Dan McLain had created an absurd character, all broad strokes, a walking endorsement of casual debauchery, who kicked the audience around and expected to be kicked back; half Waylon, half Johnny Rotten. But he didn’t turn the character on at showtime and turn it off in the hotel. So his death at 40 wasn’t altogether surprising. He lived hard. And he was aware of his mortality after a bout with throat cancer.

“You couldn’t imagine visiting Country Dick at a nursing care facility. That was never gonna happen,” Alvin says. “The last couple years of his life were pretty intense. I won’t use the phrase death wish, but that was kinda what was going on. He was burning the candle at both ends. His cancer had come back. I think he wanted to go out in a blaze of glory. And he did.”

“When I was down on my luck, there were very few people I could trust who had faith in me. Dick was one of them. He was always supportive, and genuinely sweet. That’s the thing I miss most about the guy.”

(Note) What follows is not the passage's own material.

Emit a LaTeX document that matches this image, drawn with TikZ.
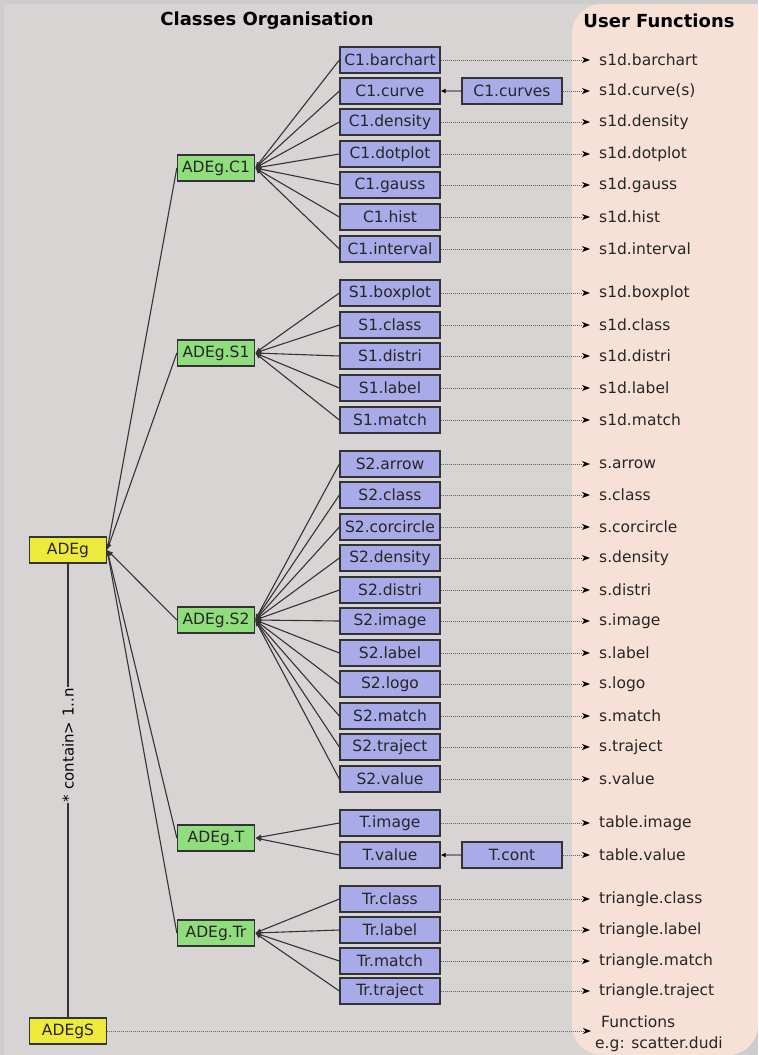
\documentclass[tikz,border=0pt]{standalone}
\usepackage{fontspec}
\setmainfont{DejaVu Sans}
\usetikzlibrary{arrows.meta}
\definecolor{bgframe}{HTML}{CDCDCD}
\definecolor{bgmain}{HTML}{D9D4D4}
\definecolor{bgfun}{HTML}{F7E1D7}
\definecolor{clblue}{HTML}{A9AAE8}
\definecolor{clgreen}{HTML}{8FDD7C}
\definecolor{clyellow}{HTML}{EEEA3C}
\tikzset{
  cls/.style={draw=black!80, line width=1.3pt, fill=clblue, minimum width=100pt,
    minimum height=26pt, inner sep=0pt, text=black!85},
  grp/.style={cls, fill=clgreen, minimum width=77pt},
  root/.style={cls, fill=clyellow, minimum width=77pt},
  fun/.style={anchor=west, inner sep=0pt, text=black!85},
  link/.style={draw=black!80, line width=1.1pt, {Latex[length=6pt,width=5pt]}-},
  feed/.style={draw=black!50, line width=1.4pt, {Latex[length=5pt,width=5pt,color=black]}-},
  call/.style={draw=black!60, dash pattern=on 1pt off 1pt, line width=1pt,
    shorten >=9pt, -{Stealth[length=8pt,width=6pt,inset=2.5pt,color=black]}},
  head/.style={font=\fontsize{18}{22}\selectfont\bfseries, inner sep=0pt}
}
\begin{document}
\begin{tikzpicture}[x=1pt,y=-1pt,font=\fontsize{15.5}{21}\selectfont]
  \useasboundingbox (0,0) rectangle (758,1055);
  % background panels
  \fill[bgframe] (0,0) rectangle (758,1055);
  \fill[bgmain] (4,4) rectangle (600,1055);
  \fill[bgfun, rounded corners=30pt] (572,4) rectangle (758,1055);
  \fill[bgfun] (700,4) rectangle (758,40);
  \node[head] (tcls) at (267,21) {Classes Organisation};
  \node[head] (tfun) at (659,21) {User Functions};

  % root classes
  \node[root] (adeg) at (68,550) {ADEg};
  \node[root] (adegs) at (68,1031) {ADEgS};

  % group classes
  \node[grp] (adegc1) at (216,168) {ADEg.C1};
  \node[grp] (adegs1) at (216,353) {ADEg.S1};
  \node[grp] (adegs2) at (216,620) {ADEg.S2};
  \node[grp] (adegt) at (216,838) {ADEg.T};
  \node[grp] (adegtr) at (216,933) {ADEg.Tr};

  % classes
  \foreach \nm/\yy/\txt in {c1barchart/60/C1.barchart, c1curve/91/C1.curve,
      c1density/122/C1.density, c1dotplot/154/C1.dotplot, c1gauss/185/C1.gauss,
      c1hist/217/C1.hist, c1interval/249/C1.interval,
      s1boxplot/293/S1.boxplot, s1class/325/S1.class, s1distri/356/S1.distri,
      s1label/388/S1.label, s1match/420/S1.match,
      s2arrow/464/S2.arrow, s2class/495/S2.class, s2corcircle/527/S2.corcircle,
      s2density/558/S2.density, s2distri/590/S2.distri, s2image/621/S2.image,
      s2label/653/S2.label, s2logo/684/S2.logo, s2match/716/S2.match,
      s2traject/747/S2.traject, s2value/779/S2.value,
      timage/823/T.image, tvalue/855/T.value,
      trclass/899/Tr.class, trlabel/930/Tr.label, trmatch/961/Tr.match,
      trtraject/991/Tr.traject}
    \node[cls] (\nm) at (390,\yy) {\txt};
  \node[cls] (c1curves) at (512,91) {C1.curves};
  \node[cls] (tcont) at (512,855) {T.cont};

  % user functions
  \foreach \nm/\yy/\txt in {c1barchart/60/s1d.barchart, c1curves/91/s1d.curve(s),
      c1density/122/s1d.density, c1dotplot/154/s1d.dotplot, c1gauss/185/s1d.gauss,
      c1hist/217/s1d.hist, c1interval/249/s1d.interval,
      s1boxplot/293/s1d.boxplot, s1class/325/s1d.class, s1distri/356/s1d.distri,
      s1label/388/s1d.label, s1match/420/s1d.match,
      s2arrow/464/s.arrow, s2class/495/s.class, s2corcircle/527/s.corcircle,
      s2density/558/s.density, s2distri/590/s.distri, s2image/621/s.image,
      s2label/653/s.label, s2logo/684/s.logo, s2match/716/s.match,
      s2traject/747/s.traject, s2value/779/s.value,
      timage/823/table.image, tcont/855/table.value,
      trclass/899/triangle.class, trlabel/930/triangle.label,
      trmatch/961/triangle.match, trtraject/991/triangle.traject}
    {\node[fun] (f\nm) at (599,\yy) {\txt};
     \draw[call] (\nm.east) -- (f\nm.west);}
  \node[fun, align=left] (fadegs) at (595,1034) {\hspace*{6pt}Functions\\e.g: scatter.dudi};
  \draw[call, shorten >=4pt] (adegs.east) -- (adegs.east -| fadegs.west);

  % inheritance
  \foreach \gr in {adegc1,adegs1,adegs2,adegt,adegtr}
    \draw[link] (adeg.east) -- (\gr.west);
  \foreach \nm in {c1barchart,c1curve,c1density,c1dotplot,c1gauss,c1hist,c1interval}
    \draw[link] (adegc1.east) -- (\nm.west);
  \foreach \nm in {s1boxplot,s1class,s1distri,s1label,s1match}
    \draw[link] (adegs1.east) -- (\nm.west);
  \foreach \nm in {s2arrow,s2class,s2corcircle,s2density,s2distri,s2image,
      s2label,s2logo,s2match,s2traject,s2value}
    \draw[link] (adegs2.east) -- (\nm.west);
  \foreach \nm in {timage,tvalue}
    \draw[link] (adegt.east) -- (\nm.west);
  \foreach \nm in {trclass,trlabel,trmatch,trtraject}
    \draw[link] (adegtr.east) -- (\nm.west);
  \draw[feed] (c1curve.east) -- (c1curves.west);
  \draw[feed] (tvalue.east) -- (tcont.west);

  % composition
  \draw[draw=black!80, line width=1.2pt] (adeg.south) -- node[pos=0.4, rotate=90,
    fill=bgmain, inner sep=1pt, font=\fontsize{15}{18}\selectfont] (lcontain)
    {* contain> 1..n} (adegs.north);
\end{tikzpicture}
\end{document}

“I know we all dream about him,” Harris says. “I had a recurring dream for years, where I drive out to the edge of a desert town, Yuma maybe. There’s a little roadhouse bar at the end of the road. It’s night, and there’s a string of lights all around the front porch. I know I am going inside to meet Country Dick. He’s not dead at all. He faked his death and he’s hiding out, running this little cantina. But the dream ends before I go inside.”